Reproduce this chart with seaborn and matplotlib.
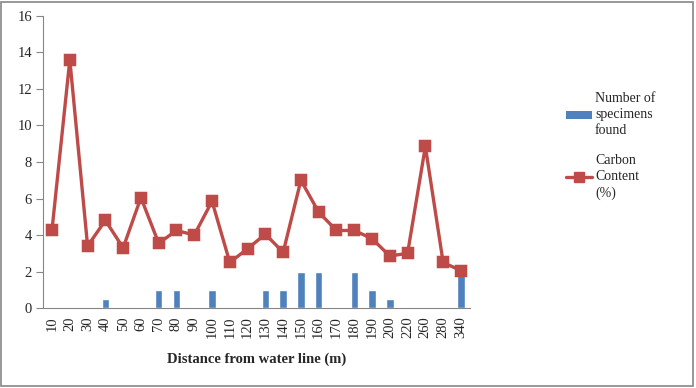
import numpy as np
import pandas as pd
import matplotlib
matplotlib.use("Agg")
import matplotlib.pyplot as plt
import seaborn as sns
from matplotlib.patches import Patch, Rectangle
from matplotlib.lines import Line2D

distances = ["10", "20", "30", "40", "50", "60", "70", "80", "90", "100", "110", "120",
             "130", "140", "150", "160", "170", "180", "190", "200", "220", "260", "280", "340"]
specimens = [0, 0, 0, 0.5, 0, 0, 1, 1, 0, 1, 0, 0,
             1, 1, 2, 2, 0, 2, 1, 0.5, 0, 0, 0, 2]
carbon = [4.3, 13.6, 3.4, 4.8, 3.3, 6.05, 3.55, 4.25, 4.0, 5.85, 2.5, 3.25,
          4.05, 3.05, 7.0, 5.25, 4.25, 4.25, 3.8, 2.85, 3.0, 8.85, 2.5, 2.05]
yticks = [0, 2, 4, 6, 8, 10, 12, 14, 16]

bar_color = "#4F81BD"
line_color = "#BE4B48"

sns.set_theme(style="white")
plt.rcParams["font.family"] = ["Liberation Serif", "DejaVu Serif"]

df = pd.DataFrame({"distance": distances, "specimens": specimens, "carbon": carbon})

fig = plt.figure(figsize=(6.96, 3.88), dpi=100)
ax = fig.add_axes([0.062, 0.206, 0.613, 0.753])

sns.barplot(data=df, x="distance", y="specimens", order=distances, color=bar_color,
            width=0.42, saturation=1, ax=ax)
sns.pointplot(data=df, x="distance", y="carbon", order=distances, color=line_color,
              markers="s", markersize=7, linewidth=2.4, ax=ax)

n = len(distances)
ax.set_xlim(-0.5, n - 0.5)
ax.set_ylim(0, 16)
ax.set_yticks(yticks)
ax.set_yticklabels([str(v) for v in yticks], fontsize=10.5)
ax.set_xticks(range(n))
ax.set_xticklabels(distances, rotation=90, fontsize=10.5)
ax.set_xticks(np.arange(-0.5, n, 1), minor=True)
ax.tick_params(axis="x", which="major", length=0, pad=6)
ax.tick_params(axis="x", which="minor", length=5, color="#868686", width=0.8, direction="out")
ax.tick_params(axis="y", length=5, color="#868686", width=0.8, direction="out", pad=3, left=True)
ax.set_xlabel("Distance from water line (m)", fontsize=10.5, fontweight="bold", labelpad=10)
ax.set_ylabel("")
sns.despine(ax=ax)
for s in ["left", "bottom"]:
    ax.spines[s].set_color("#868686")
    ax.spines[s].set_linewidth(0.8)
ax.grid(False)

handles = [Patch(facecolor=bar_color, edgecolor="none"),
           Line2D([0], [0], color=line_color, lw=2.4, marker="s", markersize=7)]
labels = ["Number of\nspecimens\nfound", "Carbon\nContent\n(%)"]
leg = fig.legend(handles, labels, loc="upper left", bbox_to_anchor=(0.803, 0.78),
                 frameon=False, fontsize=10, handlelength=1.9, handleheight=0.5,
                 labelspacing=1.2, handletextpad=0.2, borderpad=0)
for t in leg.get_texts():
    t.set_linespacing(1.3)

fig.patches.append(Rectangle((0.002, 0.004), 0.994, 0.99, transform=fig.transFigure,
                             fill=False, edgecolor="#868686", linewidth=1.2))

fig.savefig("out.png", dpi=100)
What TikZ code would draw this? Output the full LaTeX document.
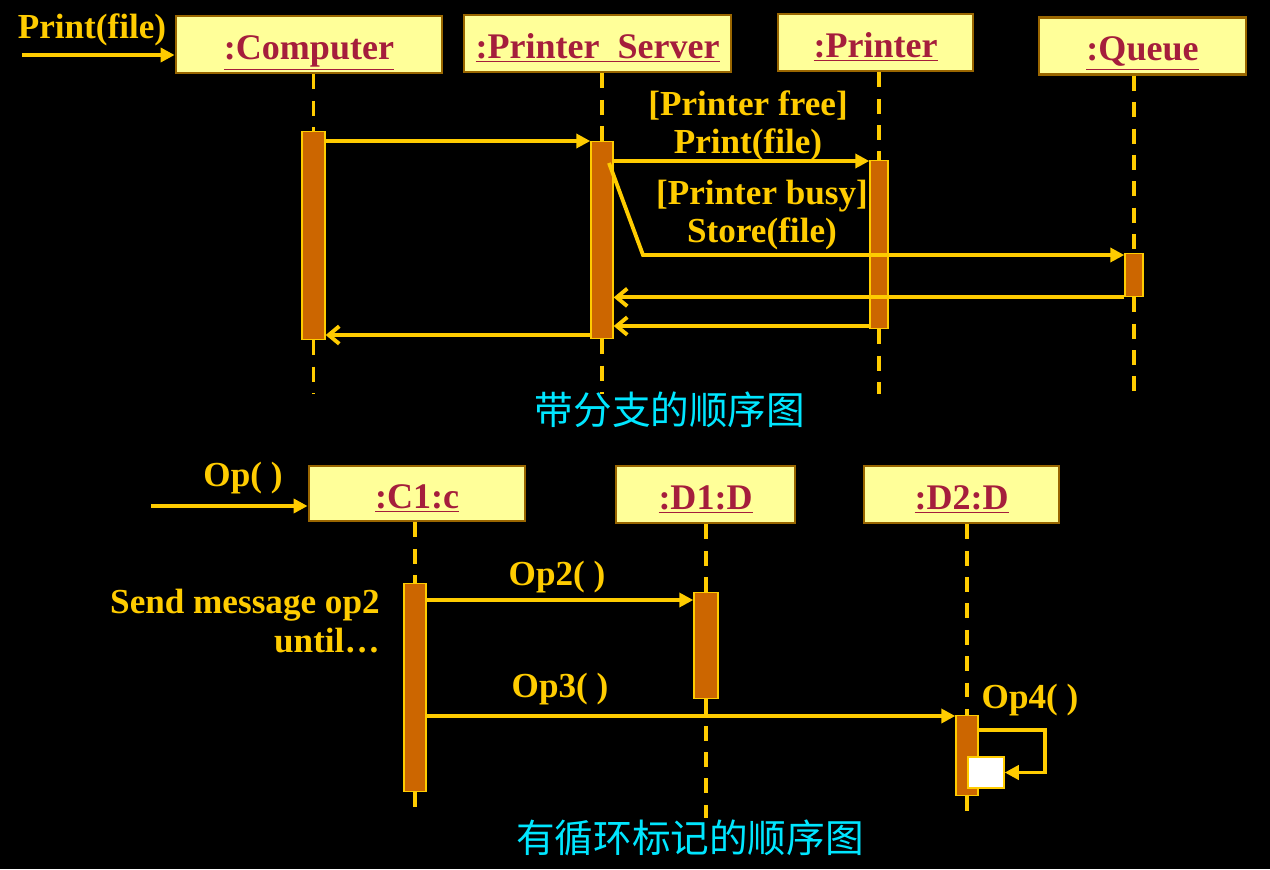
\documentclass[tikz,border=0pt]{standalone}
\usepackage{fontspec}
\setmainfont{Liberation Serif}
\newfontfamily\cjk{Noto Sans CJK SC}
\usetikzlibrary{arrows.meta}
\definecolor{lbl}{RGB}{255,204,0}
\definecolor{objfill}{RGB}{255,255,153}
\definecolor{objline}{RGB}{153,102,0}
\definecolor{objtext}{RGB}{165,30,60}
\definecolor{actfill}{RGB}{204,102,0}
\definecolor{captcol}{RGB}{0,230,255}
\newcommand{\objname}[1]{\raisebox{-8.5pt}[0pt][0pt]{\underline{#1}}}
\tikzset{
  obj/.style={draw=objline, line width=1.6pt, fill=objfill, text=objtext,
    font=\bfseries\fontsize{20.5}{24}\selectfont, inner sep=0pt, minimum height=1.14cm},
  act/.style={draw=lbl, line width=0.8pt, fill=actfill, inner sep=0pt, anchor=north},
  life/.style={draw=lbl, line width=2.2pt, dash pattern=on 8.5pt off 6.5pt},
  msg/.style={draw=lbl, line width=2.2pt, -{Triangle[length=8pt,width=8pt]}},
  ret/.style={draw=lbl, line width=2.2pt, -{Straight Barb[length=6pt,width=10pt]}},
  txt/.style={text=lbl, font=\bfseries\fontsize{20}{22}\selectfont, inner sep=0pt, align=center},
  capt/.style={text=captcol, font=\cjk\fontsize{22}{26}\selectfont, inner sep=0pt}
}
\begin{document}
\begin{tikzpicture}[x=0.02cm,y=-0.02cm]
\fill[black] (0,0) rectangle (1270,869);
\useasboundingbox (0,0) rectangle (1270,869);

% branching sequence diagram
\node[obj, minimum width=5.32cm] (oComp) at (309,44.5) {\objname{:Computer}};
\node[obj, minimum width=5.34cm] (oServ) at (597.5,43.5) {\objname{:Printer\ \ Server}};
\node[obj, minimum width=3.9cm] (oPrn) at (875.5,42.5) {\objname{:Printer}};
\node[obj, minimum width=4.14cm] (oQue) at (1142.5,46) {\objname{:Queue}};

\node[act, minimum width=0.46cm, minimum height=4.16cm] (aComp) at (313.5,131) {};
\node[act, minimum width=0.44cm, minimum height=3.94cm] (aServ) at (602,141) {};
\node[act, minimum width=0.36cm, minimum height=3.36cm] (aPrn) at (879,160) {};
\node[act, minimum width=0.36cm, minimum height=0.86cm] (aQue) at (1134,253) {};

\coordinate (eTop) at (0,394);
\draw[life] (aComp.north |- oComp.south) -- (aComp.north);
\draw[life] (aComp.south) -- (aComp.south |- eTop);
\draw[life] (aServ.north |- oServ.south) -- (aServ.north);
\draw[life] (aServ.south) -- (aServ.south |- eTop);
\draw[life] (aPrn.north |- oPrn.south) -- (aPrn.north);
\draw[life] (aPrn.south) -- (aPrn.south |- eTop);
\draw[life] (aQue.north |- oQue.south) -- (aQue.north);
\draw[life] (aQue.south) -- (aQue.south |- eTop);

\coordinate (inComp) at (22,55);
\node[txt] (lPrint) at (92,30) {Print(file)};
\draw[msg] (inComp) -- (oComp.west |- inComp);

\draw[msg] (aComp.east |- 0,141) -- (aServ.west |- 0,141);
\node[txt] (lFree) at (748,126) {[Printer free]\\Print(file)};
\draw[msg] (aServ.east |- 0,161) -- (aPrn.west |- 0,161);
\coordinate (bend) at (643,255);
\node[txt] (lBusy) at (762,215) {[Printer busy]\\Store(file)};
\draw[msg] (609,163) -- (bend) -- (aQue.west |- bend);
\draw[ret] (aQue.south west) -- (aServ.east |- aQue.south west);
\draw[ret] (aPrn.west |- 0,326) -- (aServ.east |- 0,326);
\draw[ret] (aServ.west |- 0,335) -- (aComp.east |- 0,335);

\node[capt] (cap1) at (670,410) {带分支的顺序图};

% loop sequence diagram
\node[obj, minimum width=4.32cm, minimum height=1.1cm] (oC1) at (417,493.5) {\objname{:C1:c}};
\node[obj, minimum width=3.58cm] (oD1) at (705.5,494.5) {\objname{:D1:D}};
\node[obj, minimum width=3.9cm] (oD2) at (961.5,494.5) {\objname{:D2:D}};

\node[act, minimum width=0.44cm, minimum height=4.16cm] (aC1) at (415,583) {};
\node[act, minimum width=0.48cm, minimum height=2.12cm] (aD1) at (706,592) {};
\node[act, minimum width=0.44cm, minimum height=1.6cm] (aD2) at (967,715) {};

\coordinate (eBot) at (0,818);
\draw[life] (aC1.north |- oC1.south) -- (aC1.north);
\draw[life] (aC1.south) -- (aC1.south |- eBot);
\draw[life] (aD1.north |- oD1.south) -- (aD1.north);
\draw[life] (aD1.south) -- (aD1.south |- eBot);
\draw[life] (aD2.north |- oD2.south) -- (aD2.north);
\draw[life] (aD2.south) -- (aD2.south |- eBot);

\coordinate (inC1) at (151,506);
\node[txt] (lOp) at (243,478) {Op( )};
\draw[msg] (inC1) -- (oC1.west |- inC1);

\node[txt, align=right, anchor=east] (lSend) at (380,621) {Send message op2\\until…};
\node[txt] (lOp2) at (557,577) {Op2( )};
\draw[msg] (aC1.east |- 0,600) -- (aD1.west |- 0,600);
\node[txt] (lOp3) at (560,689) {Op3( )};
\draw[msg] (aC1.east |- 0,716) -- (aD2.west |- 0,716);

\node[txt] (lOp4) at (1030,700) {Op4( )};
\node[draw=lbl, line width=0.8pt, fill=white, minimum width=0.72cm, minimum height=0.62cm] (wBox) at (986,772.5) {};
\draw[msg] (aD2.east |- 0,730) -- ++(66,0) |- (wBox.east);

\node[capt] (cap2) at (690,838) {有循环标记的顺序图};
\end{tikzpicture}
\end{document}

---------------

▸ **TASK INSTRUCTIONS**
Give again, word for word, every line from the top of the data above to the line holding "from matplotlib.lines import Line2D", inclusive, with the pictures left out.

▸ **SOLUTION TO THE EXERCISE**
Reproduce this chart with seaborn and matplotlib.
import numpy as np
import pandas as pd
import matplotlib
matplotlib.use("Agg")
import matplotlib.pyplot as plt
import seaborn as sns
from matplotlib.patches import Patch, Rectangle
from matplotlib.lines import Line2D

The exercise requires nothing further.